Lens flare refers to a phenomenon wherein light is scattered or flared in a lens system, often in response to a bright light, producing a sometimes undesirable artifact within the image. This happens through light scattered by the imaging mechanism itself, for example through internal reflection and scattering from material imperfections in the lens. Lenses with large numbers of elements such as zooms tend to exhibit greater lens flare, as they contain a relatively large number of interfaces at which internal scattering may occur. These mechanisms differ from the focused image generation mechanism, which depends on rays from the refraction of light from the subject itself.
Flare manifests itself in two ways: as visible artifacts, and as a haze across the image.
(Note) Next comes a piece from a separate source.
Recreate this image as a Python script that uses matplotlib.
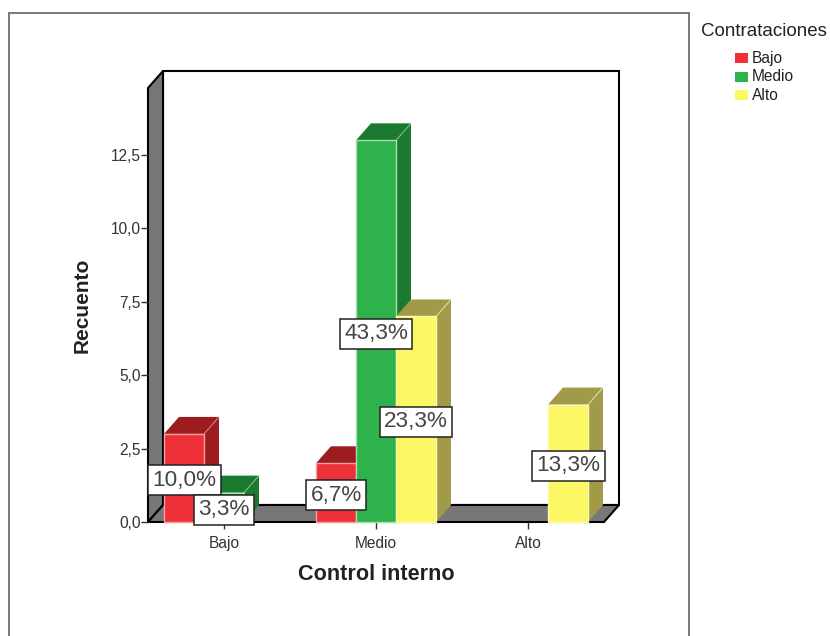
import matplotlib
matplotlib.use('Agg')
import matplotlib.pyplot as plt
from matplotlib.patches import Polygon, Rectangle

plt.rcParams['font.family'] = ['Liberation Sans', 'DejaVu Sans']

W, H = 830, 636

categories = ['Bajo', 'Medio', 'Alto']
series_names = ['Bajo', 'Medio', 'Alto']
bajo_counts = [3, 2, 0]
medio_counts = [1, 13, 0]
alto_counts = [0, 7, 4]
bajo_labels = ['10,0%', '6,7%', '']
medio_labels = ['3,3%', '43,3%', '']
alto_labels = ['', '23,3%', '13,3%']
y_ticks = [0, 2.5, 5, 7.5, 10, 12.5]
y_tick_labels = ['0,0', '2,5', '5,0', '7,5', '10,0', '12,5']

front = ['#EE3039', '#2EB24B', '#FBF765']
side = ['#9C1C20', '#1C7A30', '#A19B49']
top = ['#9C1C20', '#1C7A30', '#A19B49']
edge = ['#F7A0A0', '#A8E0AC', '#FDFBB0']

fig = plt.figure(figsize=(W / 100, H / 100), dpi=100, facecolor='white')
ax = fig.add_axes([148 / W, 1 - 522 / H, 456 / W, 434 / H])
ax.set_xlim(-0.5, 2.5)
ax.set_ylim(0, 434 / 29.36)
ax.patch.set_visible(False)
for s in ax.spines.values():
    s.set_visible(False)

# depth of the fake 3d box, in data units
dx = 15 / 152
dy = 17 / 29.36
ymax = ax.get_ylim()[1]


def poly(pts, fc, ec='none', lw=0, z=1):
    ax.add_patch(Polygon(pts, closed=True, fc=fc, ec=ec, lw=lw, zorder=z,
                         clip_on=False, joinstyle='miter'))


# outer frame, runs off the bottom of the figure
fig.add_artist(Rectangle((9 / W, -0.02), 680 / W, 1 - 13 / H + 0.02, fill=False,
                         ec='#6E6E6E', lw=1.3, transform=fig.transFigure))

# walls and floor
poly([(-0.5 + dx, dy), (-0.5 + dx, ymax + dy), (2.5 + dx, ymax + dy), (2.5 + dx, dy)],
     'white', 'black', 1.5, 1)
poly([(-0.5, 0), (-0.5, ymax), (-0.5 + dx, ymax + dy), (-0.5 + dx, dy)],
     '#777777', 'black', 1.5, 1)
poly([(-0.5, 0), (-0.5 + dx, dy), (2.5 + dx, dy), (2.5, 0)],
     '#777777', 'black', 1.5, 1)

bar_w = 40 / 152
values = [bajo_counts, medio_counts, alto_counts]
labels = [bajo_labels, medio_labels, alto_labels]

z = 2
for c in range(len(categories)):
    for k in range(3):
        v = values[k][c]
        if v == 0:
            continue
        x0 = c + (k - 1.5) * bar_w
        x1 = x0 + bar_w
        poly([(x1, 0), (x1 + dx, dy), (x1 + dx, v + dy), (x1, v)], side[k], z=z)
        poly([(x0, v), (x0 + dx, v + dy), (x1 + dx, v + dy), (x1, v)], top[k], z=z)
        poly([(x0, 0), (x0, v), (x1, v), (x1, 0)], front[k], edge[k], 1.0, z + 0.5)
        ax.plot([x1, x1 + dx], [v, v + dy], color=edge[k], lw=0.8, alpha=0.6,
                zorder=z + 0.6, clip_on=False)
        z += 1

# percentage boxes sit in the middle of each bar
for c in range(len(categories)):
    for k in range(3):
        if labels[k][c]:
            ax.text(c + (k - 1) * bar_w, values[k][c] / 2, labels[k][c], fontsize=16.2,
                    color='#444444', ha='center', va='center_baseline', zorder=50,
                    bbox=dict(boxstyle='square,pad=0.2', fc='white', ec='#222222', lw=1.1))

ax.set_xticks(range(len(categories)))
ax.set_xticklabels(categories, fontsize=11.2, color='#333333')
ax.set_yticks(y_ticks)
ax.set_yticklabels(y_tick_labels, fontsize=11.2, color='#333333')
ax.tick_params(axis='x', length=5, width=1, color='#333333', pad=5)
ax.tick_params(axis='y', length=5, width=1, color='#333333', pad=0)

fig.text(376 / W, 1 - 574 / H, 'Control interno', fontsize=15.6, fontweight='bold',
         color='#222222', ha='center', va='center')
fig.text(82 / W, 1 - 305 / H, 'Recuento', fontsize=15, fontweight='bold', rotation=90,
         color='#222222', ha='center', va='center')

# legend
fig.text(701 / W, 1 - 31 / H, 'Contrataciones', fontsize=13.5, color='#222222',
         ha='left', va='center')
for i, name in enumerate(series_names):
    yc = 58 + i * 18.5
    fig.add_artist(Rectangle((735 / W, 1 - (yc + 5) / H), 13 / W, 10 / H, fc=front[i],
                             ec='none', transform=fig.transFigure))
    fig.text(752 / W, 1 - yc / H, name, fontsize=11.2, color='#222222', ha='left', va='center')

fig.savefig('out.png', dpi=100)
The haze makes the image look "washed out" by reducing contrast and color saturation (adding light to dark image regions, and adding white to saturated regions, reducing their saturation). Visible artifacts, usually in the shape of the lens iris, are formed when light follows a pathway through the lens that contains one or more reflections from the lens surfaces.
From the observation of @xenoid it can be also caused by water drop on the front element of lens.
Answered by Romeo Ninov on July 25, 2021
It looks like a caustic, a shape that is produced by refraction of bright light at curved surfaces, most prominently when curved in more than one axis. Glasses filled with a clear liquid frequently show such effects, but even an empty drinking glass or bowl can do so.
To me it does not look like a lens flare at all. Most importantly you can see the shape conform to the recesses in the wall or ceiling.
Addendum: It might be produced by reflection from a strongly curved surface as well.